The tale ambles on with a bourbon drawl, akin to that Woodrell employed in the wonderful Winter's Bone — sad and slow, but without the lack of action that can often plague these kind of stories. Some chapters are single pages that deviate from the central characters to tell the story of peripheral individuals, who often never reappear. One of the more poignant anecdotes is that of Lucille Johnston, the talented young pianist, newly engaged, taken from her fiancé by cruel circumstance:
The couple were to visit his mother’s people out at Rover, but the regular Arbor pianist had been stranded out at Cape Girardeau, and Lucille reluctantly agreed to sit in with the house band so the dance could proceed and her friends could frolic. Ollie sat on a windowsill with a smile that never wilted. The explosion sent them in different directions, and three days later he identified Lucille by the brooch that had burned deeply into her chest.

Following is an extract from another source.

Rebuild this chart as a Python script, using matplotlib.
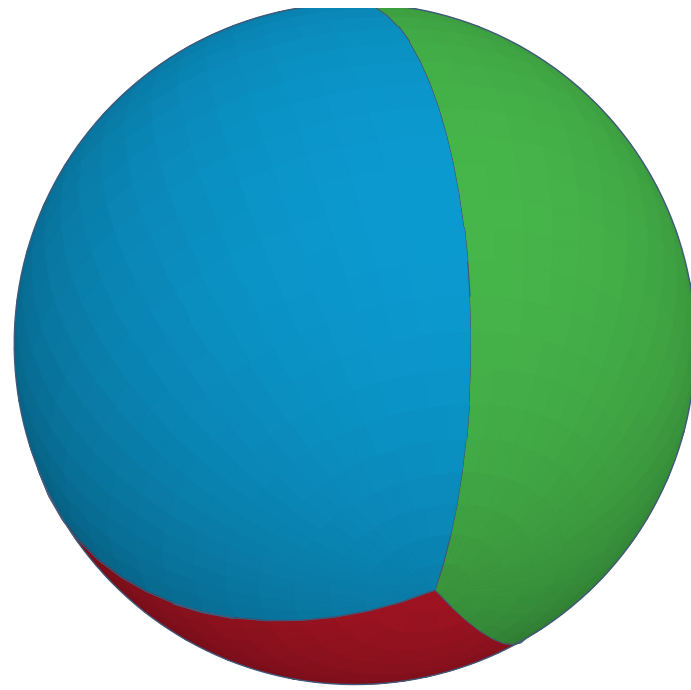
import numpy as np
import matplotlib
matplotlib.use("Agg")
import matplotlib.pyplot as plt
from mpl_toolkits.mplot3d.art3d import Poly3DCollection

# ---- data ----
labels = ["Blue", "Green", "Red"]
values = [34, 38, 28]            # percentage shares of the sphere pie
colors = ["#0b9ad0", "#46b64a", "#c4182a"]
explode = [0.0, 0.0, 0.0]
start_angle = -41                # degrees

# ---- geometry (view coords: X right, Y up, Z toward viewer) ----
a = np.array([0.235, -0.72, 0.653]); a /= np.linalg.norm(a)
u = np.array([-0.894, 0.104, 0.436]); u -= a * (u @ a); u /= np.linalg.norm(u)
v = -np.cross(a, u)
Lgt = np.array([0.3, 0.45, 1.0]); Lgt /= np.linalg.norm(Lgt)
edge_col = "#41597a"

def to_world(P):
    P = np.asarray(P)
    return np.stack([P[..., 0], -P[..., 2], P[..., 1]], axis=-1)

def shade(rgb, n):
    d = np.clip(n @ Lgt, -1, 1)
    f = 0.72 + 0.28 * d
    return tuple(np.clip(np.array(rgb) * f, 0, 1)) + (1.0,)

def sph(t, p):
    return np.cos(t) * a + np.sin(t) * (np.cos(p) * u + np.sin(p) * v)

fig = plt.figure(figsize=(6.91, 6.90), dpi=100)
ax = fig.add_axes([0, -0.012, 1, 1], projection="3d", proj_type="ortho")
ax.view_init(elev=0, azim=-90)
ax.set_axis_off()

polys, fcs, ecs, lws = [], [], [], []
fr = np.radians(np.array(values, float) / np.sum(values) * 360)
starts = np.radians(start_angle) + np.concatenate([[0], np.cumsum(fr)[:-1]])
nth = 30
th = np.linspace(0, np.pi, nth + 1)
for k in range(len(values)):
    rgb = np.array(matplotlib.colors.to_rgb(colors[k]))
    p0, p1 = starts[k], starts[k] + fr[k]
    mid = (p0 + p1) / 2
    off = explode[k] * (np.cos(mid) * u + np.sin(mid) * v)
    nph = max(4, int(np.degrees(fr[k]) / 6))
    ph = np.linspace(p0, p1, nph + 1)
    for i in range(nth):
        for j in range(nph):
            quad = np.array([sph(th[i], ph[j]), sph(th[i + 1], ph[j]),
                             sph(th[i + 1], ph[j + 1]), sph(th[i], ph[j + 1])])
            n = quad.mean(0); n /= np.linalg.norm(n)
            c = shade(rgb, n)
            polys.append(to_world(quad + off)); fcs.append(c); ecs.append(c); lws.append(0.6)
    # flat faces (split in strips)
    for p, sgn in ((p0, -1), (p1, 1)):
        w = np.cos(p) * u + np.sin(p) * v
        n = sgn * np.cross(a, w)
        c = shade(rgb * 0.85, n)
        for i in range(nth):
            tri = np.array([np.zeros(3), sph(th[i], p), sph(th[i + 1], p)]) * 0.999
            polys.append(to_world(tri + off)); fcs.append(c); ecs.append(c); lws.append(0.6)
        # boundary meridian line segments
        for i in range(nth):
            seg = np.array([sph(th[i], p), sph(th[i + 1], p)]) * 1.004
            polys.append(to_world(seg + off)); fcs.append((0, 0, 0, 0)); ecs.append(edge_col); lws.append(1.7)

pc = Poly3DCollection(polys, facecolors=fcs, edgecolors=ecs, linewidths=lws)
ax.add_collection3d(pc)

# silhouette outline (great circle perpendicular to the view direction)
tt = np.linspace(0, 2 * np.pi, 200)
ring = to_world(np.stack([np.cos(tt), np.sin(tt), np.zeros_like(tt)], -1) * 1.0)
ax.plot(ring[:, 0], ring[:, 1], ring[:, 2], color=edge_col, lw=1.0, zorder=10)
ax.computed_zorder = False

ax.set_xlim(-1, 1); ax.set_ylim(-1, 1); ax.set_zlim(-1, 1)
ax.set_box_aspect((1, 1, 1), zoom=1.66)
fig.savefig("out.png", dpi=100)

These are the small moments in which Woodrell’s finesse for storytelling shines. It seems rare to encounter a writer with such a talent for clarity in brevity, and who can seemingly deliver an entire life, sometimes two, in a matter of mere paragraphs.
That Woodrell can produce an entire community in such detail in less than 175 pages is remarkable. The resulting ambiguity of individual characters is somehow fitting in this context; a sleepy Midwest town whose stories drip molasses slow through the gossipy crevices of town society. If the book is flawed, it is that sometimes this muddled chronology is occasionally confusing to the reader and, with so many characters possessing the similar tone and qualities as one another, the moments become indistinct and unfocused.
Nevertheless, one gets the sense that the book is intended to portray more than a story; rather, it is a portrait of a place in time, of the hardships and bonds of small-town rural America in an arguably simpler, yet perhaps harder, time.